The ETA says Visa hasn’t yet divulged enough details or given them enough time to reprogram their systems to process the new fee, which becomes effective April 1, though Visa won’t actually start collecting it until July. The FANF is only one component of a new Visa pricing plan that includes a reduction in some variable costs.
“What is difficult for our members to digest with respect to the FANF is Visa’s lack of regard for the ETA community in the FANF implementation-planning and information release,” the letter says in reference to a Feb. 9 Visa bulletin outlining the fee. “We remain, however, interested in working with you to achieve a more efficient implementation process and to provide suggestions on how to best implement this, and future, Visa releases.”
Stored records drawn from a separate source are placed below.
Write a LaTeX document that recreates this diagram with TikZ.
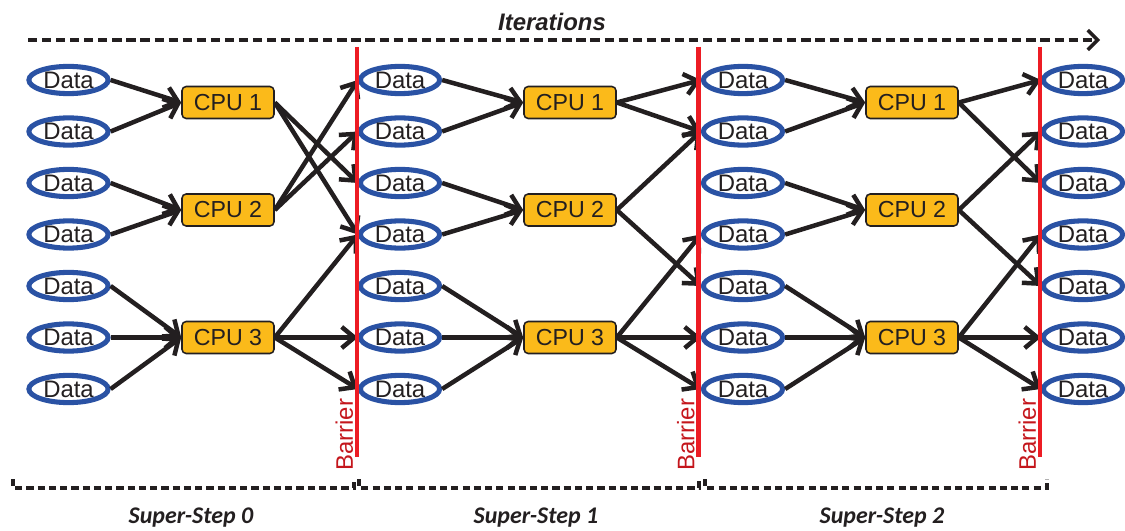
\documentclass[tikz,border=0pt]{standalone}
\usepackage{fontspec}
\setmainfont{Liberation Sans}
\newfontfamily\stepfont{Carlito}
\usepackage{xcolor}
\usepackage{tikz}
\usetikzlibrary{arrows.meta,shapes.geometric}

\definecolor{datablue}{HTML}{2A52A4}
\definecolor{cpuyellow}{HTML}{FBBA1A}
\definecolor{barred}{HTML}{ED1C24}
\definecolor{bartext}{HTML}{C4161C}
\definecolor{ink}{HTML}{231F20}

\tikzset{
    datanode/.style={ellipse, draw=datablue, fill=white, line width=3.6pt, minimum width=1.98cm, minimum height=0.68cm, inner sep=0pt, text=ink, font=\fontsize{17}{20}\selectfont},
    cpubox/.style={rectangle, rounded corners=3pt, draw=ink, fill=cpuyellow, line width=1.1pt, minimum width=2.3cm, minimum height=0.8cm, inner sep=0pt, text=ink, font=\fontsize{16.5}{20}\selectfont},
    flow/.style={draw=ink, line width=3.2pt, -{Straight Barb[length=9pt,width=15pt,line width=3.2pt]}},
    barrier/.style={draw=barred, line width=3pt},
    bracket/.style={draw=ink, line width=2.2pt, dash pattern=on 5pt off 3pt}
}

\begin{document}
\begin{tikzpicture}[x=0.025cm, y=-0.025cm]
        \useasboundingbox (0,0) rectangle (1125,531);

        % data columns and processors
        \foreach \c/\x in {0/68.5, 1/400, 2/743, 3/1083}
            \foreach \r in {1,...,7}
                \node[datanode] (d\c r\r) at (\x, {80+51.5*(\r-1)}) {Data};
        \foreach \s/\x in {0/228, 1/570, 2/912} {
            \node[cpubox] (cpu\s1) at (\x, 102.5) {CPU 1};
            \node[cpubox] (cpu\s2) at (\x, 210) {CPU 2};
            \node[cpubox] (cpu\s3) at (\x, 337.5) {CPU 3};
        }

        \foreach \s in {0,1,2}
            \foreach \r/\k in {1/1, 2/1, 3/2, 4/2, 5/3, 6/3, 7/3}
                \draw[flow] (d\s r\r.east) -- (cpu\s\k.west);

        \foreach \k/\r in {1/3, 1/4, 2/1, 2/2, 3/4, 3/6, 3/7}
            \draw[flow] (cpu0\k.east) -- (d1r\r.west);
        \foreach \k/\r in {1/1, 1/2, 2/2, 2/5, 3/4, 3/6, 3/7}
            \draw[flow] (cpu1\k.east) -- (d2r\r.west);
        \foreach \k/\r in {1/1, 1/3, 2/2, 2/5, 3/4, 3/6, 3/7}
            \draw[flow] (cpu2\k.east) -- (d3r\r.west);

        % barriers
        \foreach \x in {357, 698.5, 1040} {
            \draw[barrier] (\x, 47) -- (\x, 457);
            \node[rotate=90, anchor=south west, inner sep=0pt, text=bartext, font=\fontsize{17}{20}\selectfont] at (\x-3.5, 471) {Barrier};
        }

        \coordinate (itstart) at (28, 40);
        \coordinate (itend) at (1100, 40);
        \draw[draw=ink, line width=2.4pt, dash pattern=on 6.5pt off 3.5pt, -{Straight Barb[length=7pt,width=14pt,line width=2.4pt]}] (itstart) -- (itend);
        \node[font=\fontsize{17}{20}\selectfont\bfseries\itshape, text=ink] (iter) at (552, 22) {Iterations};

        \draw[bracket] (13, 479) -- (13, 488) -- (354, 488) -- (354, 479);
        \draw[bracket] (359, 479) -- (359, 488) -- (699, 488) -- (699, 479);
        \draw[bracket] (705, 479) -- (705, 488) -- (1047, 488) -- (1047, 479);
        \node[font=\stepfont\fontsize{17}{20}\selectfont\bfseries\itshape, text=ink] (step0) at (191, 518) {Super-Step 0};
        \node[font=\stepfont\fontsize{17}{20}\selectfont\bfseries\itshape, text=ink] (step1) at (536, 518) {Super-Step 1};
        \node[font=\stepfont\fontsize{17}{20}\selectfont\bfseries\itshape, text=ink] (step2) at (882, 518) {Super-Step 2};
    \end{tikzpicture}
\end{document}
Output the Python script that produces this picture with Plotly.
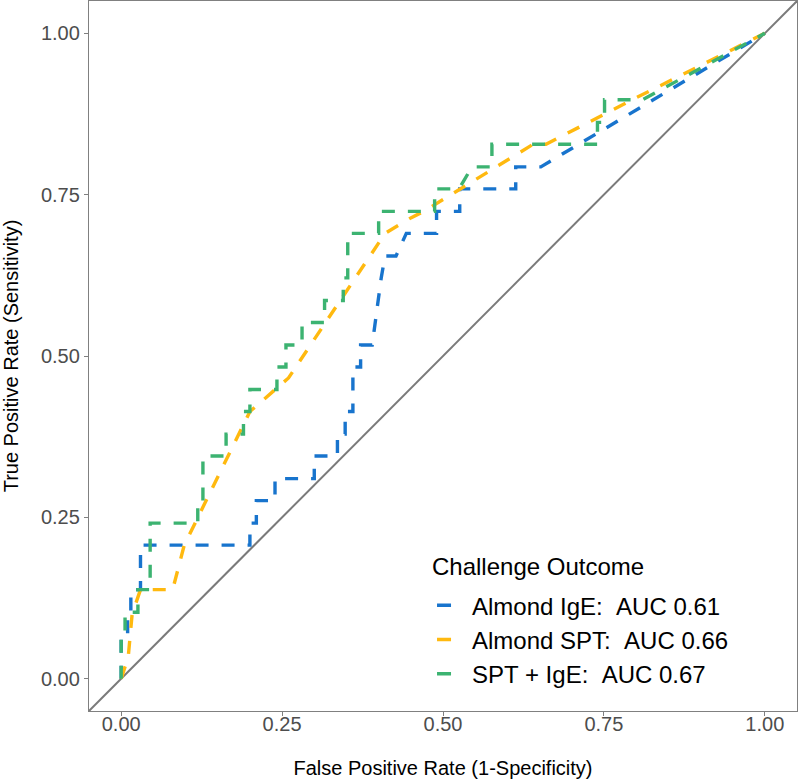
import plotly.graph_objects as go

# ROC curve points (FPR, TPR)
ige_fpr = [0, 0, 0.010, 0.010, 0.015, 0.015, 0.030, 0.030, 0.200, 0.200, 0.210, 0.210, 0.239, 0.239,
           0.300, 0.300, 0.336, 0.336, 0.348, 0.348, 0.360, 0.360, 0.372, 0.372, 0.390, 0.404, 0.410,
           0.427, 0.443, 0.490, 0.490, 0.526, 0.526, 0.613, 0.613, 0.652, 1.0]
ige_tpr = [0, 0.069, 0.069, 0.103, 0.103, 0.138, 0.138, 0.207, 0.207, 0.241, 0.241, 0.276, 0.276, 0.310,
           0.310, 0.345, 0.345, 0.379, 0.379, 0.414, 0.414, 0.483, 0.483, 0.517, 0.517, 0.621, 0.655,
           0.655, 0.690, 0.690, 0.724, 0.724, 0.759, 0.759, 0.793, 0.793, 1.0]

spt_fpr = [0, 0.011, 0.017, 0.030, 0.080, 0.098, 0.200, 0.260, 0.410, 0.450, 0.470, 0.640, 0.660, 0.800, 1.0]
spt_tpr = [0, 0.034, 0.100, 0.138, 0.138, 0.207, 0.414, 0.466, 0.690, 0.714, 0.724, 0.828, 0.828, 0.900, 1.0]

comb_fpr = [0, 0, 0.006, 0.006, 0.026, 0.026, 0.045, 0.045, 0.119, 0.119, 0.127, 0.127, 0.163, 0.163,
            0.190, 0.190, 0.200, 0.200, 0.242, 0.242, 0.256, 0.256, 0.281, 0.281, 0.316, 0.316, 0.345,
            0.345, 0.352, 0.352, 0.400, 0.400, 0.487, 0.487, 0.525, 0.545, 0.576, 0.576, 0.740, 0.740,
            0.751, 0.751, 0.810, 1.0]
comb_tpr = [0, 0.069, 0.069, 0.103, 0.103, 0.138, 0.138, 0.241, 0.241, 0.276, 0.276, 0.345, 0.345, 0.379,
            0.379, 0.414, 0.414, 0.448, 0.448, 0.483, 0.483, 0.517, 0.517, 0.552, 0.552, 0.586, 0.586,
            0.621, 0.621, 0.690, 0.690, 0.724, 0.724, 0.759, 0.759, 0.793, 0.793, 0.828, 0.828, 0.862,
            0.862, 0.897, 0.897, 1.0]

series_names = ["Almond IgE:\u00a0\u00a0AUC 0.61", "Almond SPT:\u00a0\u00a0AUC 0.66", "SPT + IgE:\u00a0\u00a0AUC 0.67"]
series_colors = ["#1874CD", "#FFB90F", "#3CB371"]
legend_title = "Challenge Outcome"

tick_vals = [0, 0.25, 0.5, 0.75, 1.0]
tick_text = ["0.00", "0.25", "0.50", "0.75", "1.00"]

FONT = "Liberation Sans, Arial, sans-serif"

fig = go.Figure()

# reference diagonal across the panel
fig.add_trace(go.Scatter(x=[-0.05, 1.05], y=[-0.05, 1.05], mode="lines",
                         line=dict(color="#7A7A7A", width=2), showlegend=False, hoverinfo="skip"))

dash = "13px,13px"
for fx, ty, name, col in zip([ige_fpr, spt_fpr, comb_fpr], [ige_tpr, spt_tpr, comb_tpr], series_names, series_colors):
    fig.add_trace(go.Scatter(x=fx, y=ty, mode="lines", name=name,
                             line=dict(color=col, width=3.4, dash=dash), showlegend=False))

# legend entries (single short dash key)
for name, col in zip(series_names, series_colors):
    fig.add_trace(go.Scatter(x=[None], y=[None], mode="lines", name=name,
                             line=dict(color=col, width=3.4, dash="14px,100px"), showlegend=True))

axis_common = dict(range=[-0.05, 1.05], showgrid=False, zeroline=False, automargin=False,
                   showline=True, mirror=True, linecolor="#808080", linewidth=1.3,
                   ticks="outside", ticklen=4, tickcolor="#808080", tickwidth=1.3,
                   tickvals=tick_vals, ticktext=tick_text,
                   tickfont=dict(family=FONT, size=20, color="#4D4D4D"))

fig.update_layout(
    width=800, height=779,
    margin=dict(l=89, r=3, t=1, b=68),
    plot_bgcolor="white", paper_bgcolor="white",
    xaxis=dict(axis_common, ticklabelstandoff=-9,
               title=dict(text="False Positive Rate (1-Specificity)",
                          font=dict(family=FONT, size=20, color="black"), standoff=26)),
    yaxis=dict(axis_common,
               title=dict(text="True Positive Rate (Sensitivity)",
                          font=dict(family=FONT, size=20, color="black"), standoff=20)),
    legend=dict(x=0.4845, y=0.180, xanchor="left", yanchor="top",
                bgcolor="rgba(0,0,0,0)",
                font=dict(family=FONT, size=24, color="black"),
                itemwidth=30, tracegroupgap=0),
    annotations=[dict(text=legend_title, xref="paper", yref="paper", x=0.4816, y=0.2042,
                      xanchor="left", yanchor="middle", showarrow=False,
                      font=dict(family=FONT, size=24, color="black"))],
)

fig.write_html("out.html", post_script="document.body.style.margin='0px';",
               config={"displayModeBar": False})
The ETA cited several problems with the fee. First, the timing between the announcement and implementation “is simply too aggressive given the impact to processes and systems.” The letter notes that only 36 business days separate the bulletin’s issuance and the effective date and that as of March 7, acquirers were still awaiting more information from Visa. “Secondly, the FANF is a new construct, not simply a revision of an existing fee, and as such requires new system components, processes, and functionality to be created,” the letter says, adding that “the unusual complexity of this directive increases the time pressure of such a small implementation window.”
“Finally, the combination of these factors places enormous stress on all parties in the payments service stream and increases the risk of unintended consequences in implementation for all stakeholders in the payments ecosystem.”
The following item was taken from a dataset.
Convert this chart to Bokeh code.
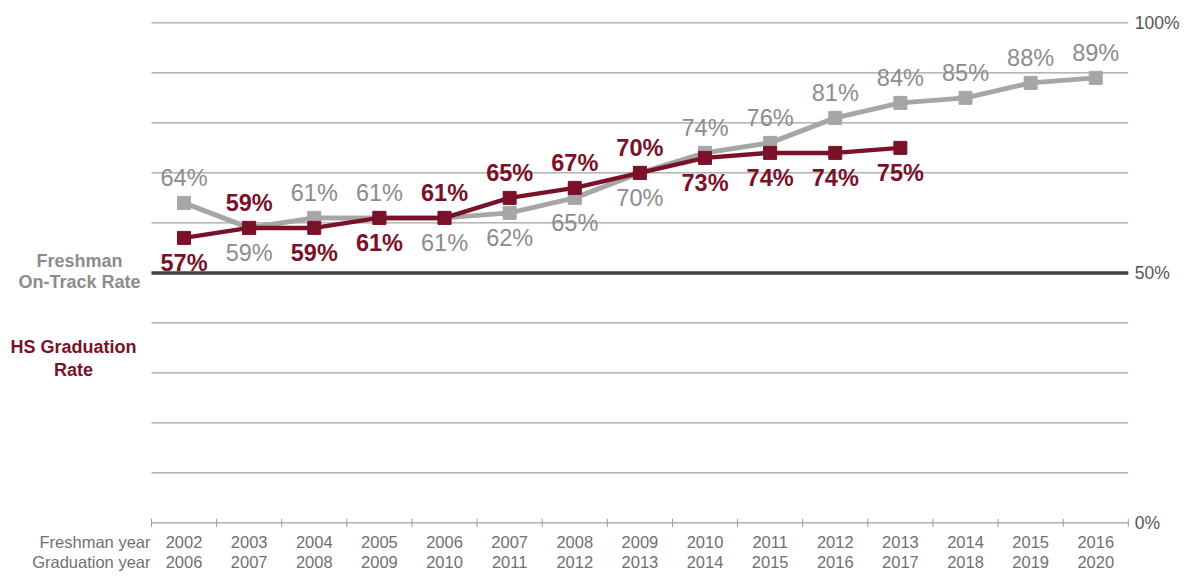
from bokeh.plotting import figure
from bokeh.models import Range1d, ColumnDataSource
from bokeh.embed import file_html
from bokeh.resources import INLINE
from bokeh.core.properties import value

# ---------------- data ----------------
freshman_years = ["2002", "2003", "2004", "2005", "2006", "2007", "2008", "2009",
                  "2010", "2011", "2012", "2013", "2014", "2015", "2016"]
graduation_years = ["2006", "2007", "2008", "2009", "2010", "2011", "2012", "2013",
                    "2014", "2015", "2016", "2017", "2018", "2019", "2020"]
on_track_rate = [64, 59, 61, 61, 61, 62, 65, 70, 74, 76, 81, 84, 85, 88, 89]
graduation_rate = [57, 59, 59, 61, 61, 65, 67, 70, 73, 74, 74, 75]
grid_levels = [10, 20, 30, 40, 60, 70, 80, 90, 100]
axis_levels = [0, 50, 100]
axis_labels = ["0%", "50%", "100%"]

# label placement (a = above point, b = below point)
on_track_place = ["a", "b", "a", "a", "b", "b", "b", "b", "a", "a", "a", "a", "a", "a", "a"]
grad_place = ["b", "a", "b", "b", "a", "a", "a", "a", "b", "b", "b", "b"]

# ---------------- geometry ----------------
W, H = 1188, 572
SX, SY = W / 1204.0, H / 588.0
X0 = 153.0 * SX      # canvas px of first category boundary
BAND = 66.0 * SX     # px per category
Y0 = 537.0 * SY      # canvas px of 0%
PXU = 5.14 * SY      # px per percentage point

def dx(ref_x):
    return (ref_x * SX - X0) / BAND

def dy(ref_y):
    return (Y0 - ref_y * SY) / PXU

FONT = value("Liberation Sans")
GREY = "#a6a6a6"
GREY_TXT = "#8c8c8c"
RED = "#7b1128"

p = figure(width=W, height=H, output_backend="svg", toolbar_location=None,
           x_range=Range1d(-X0 / BAND, (W - X0) / BAND),
           y_range=Range1d(-(H - Y0) / PXU, Y0 / PXU),
           min_border=0, outline_line_color=None)
p.axis.visible = False
p.grid.visible = False
p.background_fill_color = "white"
p.border_fill_color = "white"

n = len(freshman_years)

# grid lines
p.segment(x0=[0] * len(grid_levels), x1=[n] * len(grid_levels),
          y0=grid_levels, y1=grid_levels, line_color="#8a8a8a", line_width=1)
# 50% line
p.segment(x0=[0], x1=[n], y0=[50], y1=[50], line_color="#404040", line_width=3.5)
# 0% axis with ticks
p.segment(x0=[0], x1=[n], y0=[0], y1=[0], line_color="#8a8a8a", line_width=1)
ticks = list(range(n + 1))
p.segment(x0=ticks, x1=ticks, y0=[0.8] * len(ticks), y1=[-0.8] * len(ticks),
          line_color="#9a9a9a", line_width=1)

# right labels
p.text(x=[n + 0.1] * 3, y=axis_levels, text=axis_labels, text_font=FONT,
       text_font_size="17.5px", text_color="#555555", text_baseline="middle",
       text_align="left")

# series
xs_ot = [i + 0.5 for i in range(len(on_track_rate))]
xs_gr = [i + 0.5 for i in range(len(graduation_rate))]
p.line(xs_ot, on_track_rate, line_color=GREY, line_width=5)
p.scatter(xs_ot, on_track_rate, marker="square", size=13, fill_color=GREY, line_color=GREY)
p.line(xs_gr, graduation_rate, line_color=RED, line_width=4.5)
p.scatter(xs_gr, graduation_rate, marker="square", size=13, fill_color=RED, line_color=RED)

OFF = 25
src_ot = ColumnDataSource(dict(
    x=xs_ot, y=on_track_rate, t=[f"{v}%" for v in on_track_rate],
    off=[-OFF if s == "a" else OFF for s in on_track_place]))
p.text(x="x", y="y", text="t", y_offset="off", source=src_ot, text_font=FONT,
       text_font_size="23.5px", text_color=GREY_TXT, text_align="center",
       text_baseline="middle")
src_gr = ColumnDataSource(dict(
    x=xs_gr, y=graduation_rate, t=[f"{v}%" for v in graduation_rate],
    off=[-OFF if s == "a" else OFF for s in grad_place]))
p.text(x="x", y="y", text="t", y_offset="off", source=src_gr, text_font=FONT,
       text_font_size="23.5px", text_font_style="bold", text_color=RED,
       text_align="center", text_baseline="middle")

# x labels (two rows)
p.text(x=xs_ot, y=[dy(557)] * n, text=freshman_years, text_font=FONT,
       text_font_size="16.5px", text_color="#707070", text_align="center",
       text_baseline="middle")
p.text(x=xs_ot, y=[dy(577)] * n, text=graduation_years, text_font=FONT,
       text_font_size="16.5px", text_color="#707070", text_align="center",
       text_baseline="middle")
p.text(x=[dx(152)] * 2, y=[dy(557), dy(577)], text=["Freshman year", "Graduation year"],
       text_font=FONT, text_font_size="16.5px", text_color="#707070",
       text_align="right", text_baseline="middle")

# series labels on the left
p.text(x=[dx(80)] * 2, y=[dy(268), dy(289)], text=["Freshman", "On-Track Rate"],
       text_font=FONT, text_font_size="18px", text_font_style="bold",
       text_color=GREY_TXT, text_align="center", text_baseline="middle")
p.text(x=[dx(74)] * 2, y=[dy(356), dy(380)], text=["HS Graduation", "Rate"],
       text_font=FONT, text_font_size="18px", text_font_style="bold",
       text_color=RED, text_align="center", text_baseline="middle")

open("out.html", "w").write(file_html(p, INLINE))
The letter asks Visa to postpone FANF’s implementation to 90 days after the network gives “implementing guidance … and complete information to merchant acquirers, processors, and merchants.”
A Visa spokesperson tells Digital Transactions News that Visa will be issuing a comment soon.
The letter was signed by 17 ETA members, including executives from some of the nation’s largest merchant acquirers and independent sales organizations, including Wells Fargo & Co., U.S. Bancorp’s Elavon subsidiary, and Moneris Solutions. Signatories included some but not all of the ETA’s board members.